*** Exercise input ***
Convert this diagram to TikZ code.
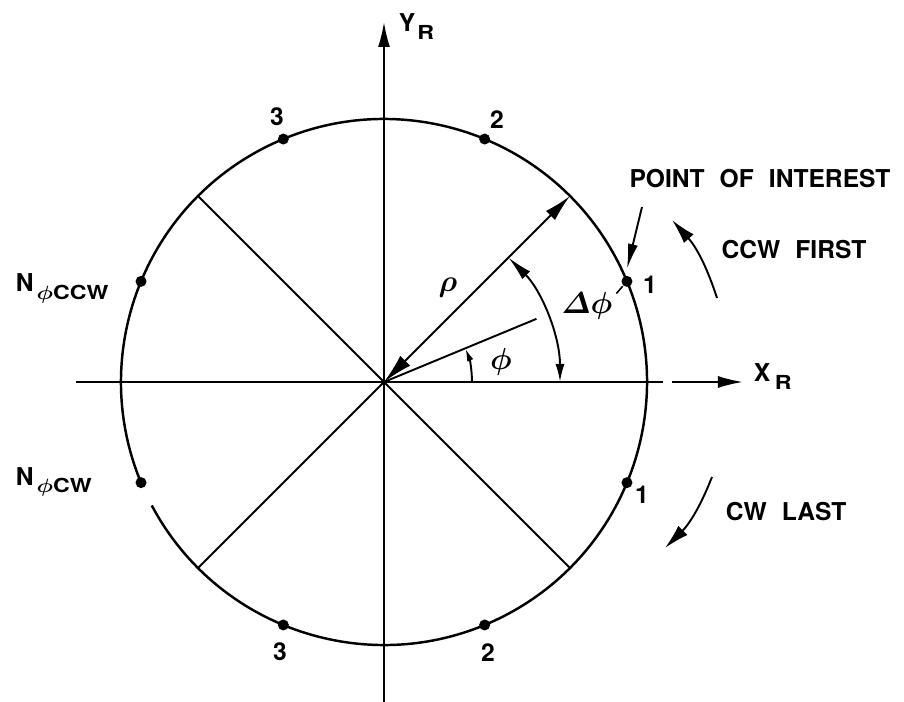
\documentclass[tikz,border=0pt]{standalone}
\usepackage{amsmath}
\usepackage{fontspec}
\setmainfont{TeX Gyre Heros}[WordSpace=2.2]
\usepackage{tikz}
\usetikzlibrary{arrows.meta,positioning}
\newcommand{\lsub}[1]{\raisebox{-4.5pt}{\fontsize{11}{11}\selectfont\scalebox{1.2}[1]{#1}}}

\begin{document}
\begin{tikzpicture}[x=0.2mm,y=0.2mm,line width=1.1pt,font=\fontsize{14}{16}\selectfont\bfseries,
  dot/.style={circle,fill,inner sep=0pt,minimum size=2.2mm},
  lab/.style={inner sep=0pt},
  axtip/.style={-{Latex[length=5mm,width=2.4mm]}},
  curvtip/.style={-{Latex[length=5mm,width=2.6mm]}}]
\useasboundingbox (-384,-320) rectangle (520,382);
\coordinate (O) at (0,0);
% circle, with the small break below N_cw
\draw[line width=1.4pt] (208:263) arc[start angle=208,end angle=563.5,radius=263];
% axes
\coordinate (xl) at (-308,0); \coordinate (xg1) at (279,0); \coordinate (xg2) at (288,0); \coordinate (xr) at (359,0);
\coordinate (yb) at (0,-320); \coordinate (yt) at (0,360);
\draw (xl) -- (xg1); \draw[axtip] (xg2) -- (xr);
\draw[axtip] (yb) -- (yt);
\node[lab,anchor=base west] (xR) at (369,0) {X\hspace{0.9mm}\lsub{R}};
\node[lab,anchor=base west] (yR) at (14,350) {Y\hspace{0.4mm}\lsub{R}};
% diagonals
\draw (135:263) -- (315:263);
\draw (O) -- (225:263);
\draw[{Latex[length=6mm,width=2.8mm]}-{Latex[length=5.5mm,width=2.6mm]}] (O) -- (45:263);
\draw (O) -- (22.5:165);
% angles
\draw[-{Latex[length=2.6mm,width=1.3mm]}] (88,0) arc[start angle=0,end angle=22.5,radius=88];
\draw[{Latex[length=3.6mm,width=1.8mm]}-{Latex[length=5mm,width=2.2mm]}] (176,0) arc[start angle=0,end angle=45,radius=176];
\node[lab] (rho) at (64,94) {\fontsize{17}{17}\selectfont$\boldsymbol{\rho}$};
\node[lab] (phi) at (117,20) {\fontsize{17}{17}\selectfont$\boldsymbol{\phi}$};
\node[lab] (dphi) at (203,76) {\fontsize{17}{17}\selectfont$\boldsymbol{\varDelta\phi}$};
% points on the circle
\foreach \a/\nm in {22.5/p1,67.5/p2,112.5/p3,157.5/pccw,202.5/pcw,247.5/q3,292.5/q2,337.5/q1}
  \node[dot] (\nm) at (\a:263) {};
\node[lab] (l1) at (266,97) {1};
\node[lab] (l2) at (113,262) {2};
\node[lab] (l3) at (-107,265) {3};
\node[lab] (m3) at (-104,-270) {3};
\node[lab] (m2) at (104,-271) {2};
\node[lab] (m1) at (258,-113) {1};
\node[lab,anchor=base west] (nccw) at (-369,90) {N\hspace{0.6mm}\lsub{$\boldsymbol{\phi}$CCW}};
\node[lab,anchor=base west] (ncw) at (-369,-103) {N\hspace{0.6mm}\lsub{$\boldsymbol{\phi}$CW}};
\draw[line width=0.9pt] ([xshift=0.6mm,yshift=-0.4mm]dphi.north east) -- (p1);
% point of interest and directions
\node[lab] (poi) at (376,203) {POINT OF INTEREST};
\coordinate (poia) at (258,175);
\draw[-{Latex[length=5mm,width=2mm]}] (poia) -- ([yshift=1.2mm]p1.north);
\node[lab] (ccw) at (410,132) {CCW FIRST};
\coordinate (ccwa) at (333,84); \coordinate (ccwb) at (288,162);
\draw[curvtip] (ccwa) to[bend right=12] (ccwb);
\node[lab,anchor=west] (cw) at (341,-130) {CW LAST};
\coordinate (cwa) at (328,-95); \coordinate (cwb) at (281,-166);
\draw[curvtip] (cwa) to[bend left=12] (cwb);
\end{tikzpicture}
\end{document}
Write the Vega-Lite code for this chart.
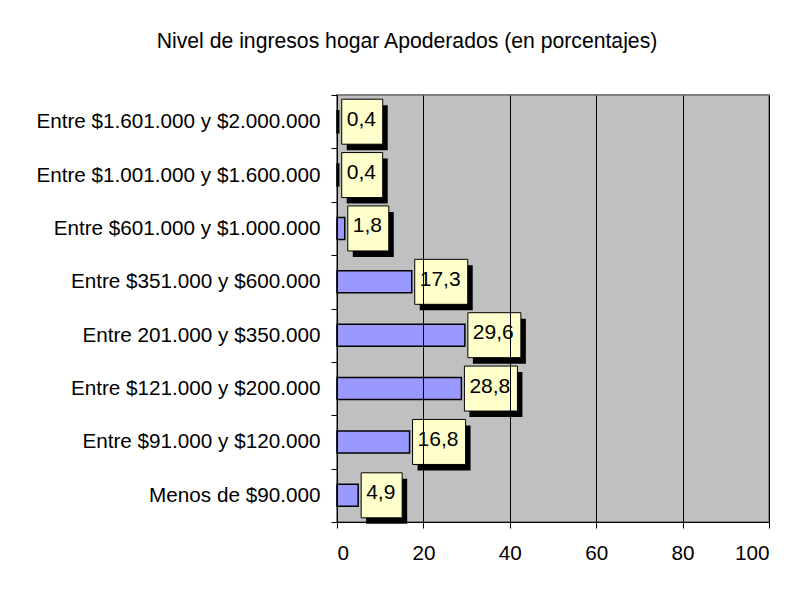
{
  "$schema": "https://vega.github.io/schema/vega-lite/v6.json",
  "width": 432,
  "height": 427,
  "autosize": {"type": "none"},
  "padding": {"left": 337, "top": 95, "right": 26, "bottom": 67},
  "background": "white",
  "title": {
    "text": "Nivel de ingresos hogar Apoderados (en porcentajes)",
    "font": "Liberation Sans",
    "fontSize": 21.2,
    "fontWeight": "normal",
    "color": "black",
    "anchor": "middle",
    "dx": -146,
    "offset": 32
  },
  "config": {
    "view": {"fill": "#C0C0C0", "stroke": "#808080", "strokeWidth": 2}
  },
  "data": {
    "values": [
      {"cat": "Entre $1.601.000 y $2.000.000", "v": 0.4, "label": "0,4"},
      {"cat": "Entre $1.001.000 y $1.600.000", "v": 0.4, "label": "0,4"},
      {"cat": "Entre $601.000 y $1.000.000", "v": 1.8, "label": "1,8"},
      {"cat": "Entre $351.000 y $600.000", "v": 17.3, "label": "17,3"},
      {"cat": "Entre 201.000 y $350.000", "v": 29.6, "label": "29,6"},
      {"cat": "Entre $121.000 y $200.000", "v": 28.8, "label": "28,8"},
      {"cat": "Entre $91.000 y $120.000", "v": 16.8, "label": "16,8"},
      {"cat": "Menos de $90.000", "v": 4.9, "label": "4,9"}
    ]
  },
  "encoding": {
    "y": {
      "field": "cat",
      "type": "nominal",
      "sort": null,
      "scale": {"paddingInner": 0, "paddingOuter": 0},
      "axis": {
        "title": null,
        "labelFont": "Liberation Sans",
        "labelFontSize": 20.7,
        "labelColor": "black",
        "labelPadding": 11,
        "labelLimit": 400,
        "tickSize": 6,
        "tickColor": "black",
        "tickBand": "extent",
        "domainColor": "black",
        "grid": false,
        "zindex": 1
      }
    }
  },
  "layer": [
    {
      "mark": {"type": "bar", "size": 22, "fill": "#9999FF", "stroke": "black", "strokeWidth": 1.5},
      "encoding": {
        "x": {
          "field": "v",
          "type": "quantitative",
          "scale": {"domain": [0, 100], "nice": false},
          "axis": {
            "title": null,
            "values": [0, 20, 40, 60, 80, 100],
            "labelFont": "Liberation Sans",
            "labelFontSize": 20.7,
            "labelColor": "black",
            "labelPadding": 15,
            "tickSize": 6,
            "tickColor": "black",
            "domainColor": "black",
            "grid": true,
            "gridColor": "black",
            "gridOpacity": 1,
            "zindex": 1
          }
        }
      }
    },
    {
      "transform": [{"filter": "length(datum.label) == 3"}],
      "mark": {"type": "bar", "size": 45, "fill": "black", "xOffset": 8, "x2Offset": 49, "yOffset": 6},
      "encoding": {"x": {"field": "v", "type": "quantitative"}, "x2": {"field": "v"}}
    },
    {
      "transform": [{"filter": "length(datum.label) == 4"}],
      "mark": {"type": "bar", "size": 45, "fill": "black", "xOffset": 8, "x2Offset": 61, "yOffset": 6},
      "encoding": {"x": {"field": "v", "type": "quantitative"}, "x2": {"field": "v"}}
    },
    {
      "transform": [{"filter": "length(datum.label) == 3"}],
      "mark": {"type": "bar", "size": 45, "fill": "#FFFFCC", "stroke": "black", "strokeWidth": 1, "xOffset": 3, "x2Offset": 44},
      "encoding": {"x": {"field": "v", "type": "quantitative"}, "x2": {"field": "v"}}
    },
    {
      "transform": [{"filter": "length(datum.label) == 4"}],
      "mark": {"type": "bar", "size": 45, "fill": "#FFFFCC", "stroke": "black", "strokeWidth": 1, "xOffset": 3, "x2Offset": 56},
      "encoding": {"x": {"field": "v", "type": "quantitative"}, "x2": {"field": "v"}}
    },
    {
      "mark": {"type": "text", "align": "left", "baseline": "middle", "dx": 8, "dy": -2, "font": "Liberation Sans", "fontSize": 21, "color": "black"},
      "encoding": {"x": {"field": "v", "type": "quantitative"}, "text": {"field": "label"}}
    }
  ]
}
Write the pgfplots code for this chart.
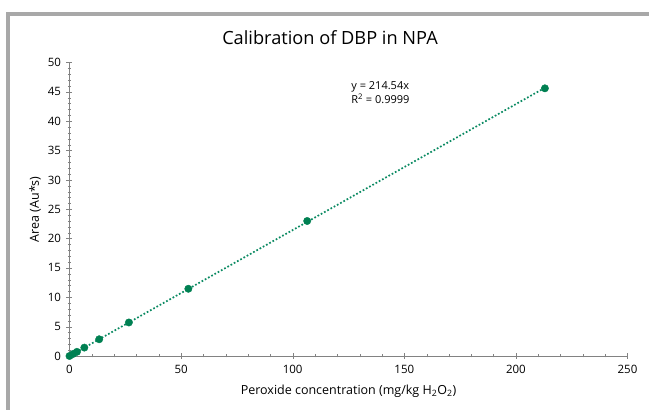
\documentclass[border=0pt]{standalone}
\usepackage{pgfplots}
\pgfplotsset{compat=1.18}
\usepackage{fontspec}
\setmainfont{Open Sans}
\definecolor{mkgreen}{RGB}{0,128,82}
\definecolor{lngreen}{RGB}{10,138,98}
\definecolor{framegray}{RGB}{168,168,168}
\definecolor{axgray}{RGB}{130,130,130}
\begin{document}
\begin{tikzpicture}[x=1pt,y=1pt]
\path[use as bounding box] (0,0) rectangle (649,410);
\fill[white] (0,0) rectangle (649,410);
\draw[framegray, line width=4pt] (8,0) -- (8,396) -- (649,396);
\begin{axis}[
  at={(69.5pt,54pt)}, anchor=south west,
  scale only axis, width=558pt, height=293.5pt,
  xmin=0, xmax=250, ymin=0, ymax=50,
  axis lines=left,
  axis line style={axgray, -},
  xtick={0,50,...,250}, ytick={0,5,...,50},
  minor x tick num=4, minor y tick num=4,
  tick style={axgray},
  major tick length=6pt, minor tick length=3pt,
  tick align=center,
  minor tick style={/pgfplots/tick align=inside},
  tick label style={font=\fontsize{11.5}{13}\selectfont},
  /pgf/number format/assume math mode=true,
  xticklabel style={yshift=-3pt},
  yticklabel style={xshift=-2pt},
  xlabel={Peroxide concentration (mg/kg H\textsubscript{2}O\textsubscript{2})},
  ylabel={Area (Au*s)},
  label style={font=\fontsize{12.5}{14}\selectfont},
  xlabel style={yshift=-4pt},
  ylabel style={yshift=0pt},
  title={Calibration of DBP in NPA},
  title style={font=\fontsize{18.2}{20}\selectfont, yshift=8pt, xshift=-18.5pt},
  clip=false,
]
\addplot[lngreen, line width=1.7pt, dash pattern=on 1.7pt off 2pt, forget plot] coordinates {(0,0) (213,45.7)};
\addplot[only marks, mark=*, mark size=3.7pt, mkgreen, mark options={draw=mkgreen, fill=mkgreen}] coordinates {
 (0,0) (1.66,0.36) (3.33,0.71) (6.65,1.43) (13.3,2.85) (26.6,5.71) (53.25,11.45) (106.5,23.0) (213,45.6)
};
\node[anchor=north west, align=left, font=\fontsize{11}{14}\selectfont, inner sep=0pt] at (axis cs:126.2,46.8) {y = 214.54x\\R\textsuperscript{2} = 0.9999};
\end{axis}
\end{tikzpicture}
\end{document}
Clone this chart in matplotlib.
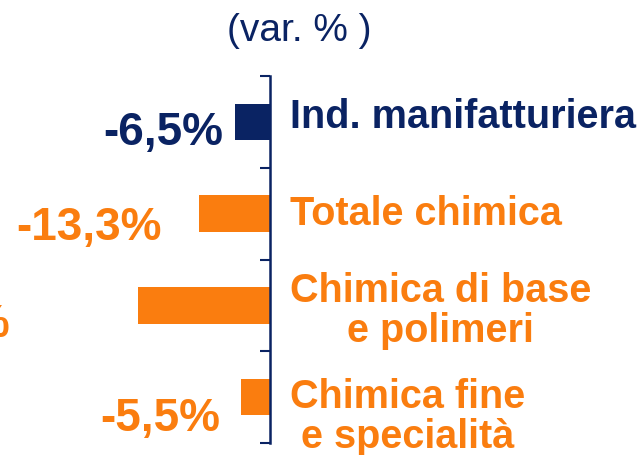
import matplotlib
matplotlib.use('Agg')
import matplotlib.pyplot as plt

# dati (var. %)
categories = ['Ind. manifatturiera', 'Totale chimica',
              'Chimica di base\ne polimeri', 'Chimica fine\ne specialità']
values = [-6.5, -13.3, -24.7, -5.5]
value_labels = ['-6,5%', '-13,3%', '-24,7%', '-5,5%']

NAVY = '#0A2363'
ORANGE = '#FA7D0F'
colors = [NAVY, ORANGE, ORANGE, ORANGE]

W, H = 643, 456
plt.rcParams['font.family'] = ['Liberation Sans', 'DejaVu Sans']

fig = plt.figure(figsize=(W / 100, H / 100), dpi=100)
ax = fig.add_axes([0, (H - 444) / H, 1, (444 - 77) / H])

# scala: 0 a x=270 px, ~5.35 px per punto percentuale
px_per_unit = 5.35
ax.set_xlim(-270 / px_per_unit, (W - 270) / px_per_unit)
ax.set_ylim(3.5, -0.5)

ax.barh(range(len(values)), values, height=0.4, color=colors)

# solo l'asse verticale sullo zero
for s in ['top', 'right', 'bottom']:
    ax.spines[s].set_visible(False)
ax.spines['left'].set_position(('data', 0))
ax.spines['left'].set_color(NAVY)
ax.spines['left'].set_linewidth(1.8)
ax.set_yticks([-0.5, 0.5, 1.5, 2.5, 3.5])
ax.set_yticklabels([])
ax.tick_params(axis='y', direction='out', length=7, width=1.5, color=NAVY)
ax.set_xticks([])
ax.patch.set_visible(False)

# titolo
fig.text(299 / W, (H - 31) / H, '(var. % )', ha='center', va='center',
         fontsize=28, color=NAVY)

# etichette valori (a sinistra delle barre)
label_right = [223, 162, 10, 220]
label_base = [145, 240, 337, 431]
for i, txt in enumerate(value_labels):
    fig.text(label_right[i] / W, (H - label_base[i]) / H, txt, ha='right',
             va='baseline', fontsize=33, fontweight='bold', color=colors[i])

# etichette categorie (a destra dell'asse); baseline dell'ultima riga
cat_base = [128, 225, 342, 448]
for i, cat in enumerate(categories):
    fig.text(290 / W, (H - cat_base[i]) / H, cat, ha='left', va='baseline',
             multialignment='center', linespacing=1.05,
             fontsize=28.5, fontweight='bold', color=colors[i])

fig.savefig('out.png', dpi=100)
***
Short task ▸
Transcribe, exactly as written, the lines starting at the one with "Clone this chart in matplotlib." and ending at the one with "import matplotlib.pyplot as plt", and nothing more. Pictures are not part of the copy.

Output ▸
Clone this chart in matplotlib.
import matplotlib
matplotlib.use('Agg')
import matplotlib.pyplot as plt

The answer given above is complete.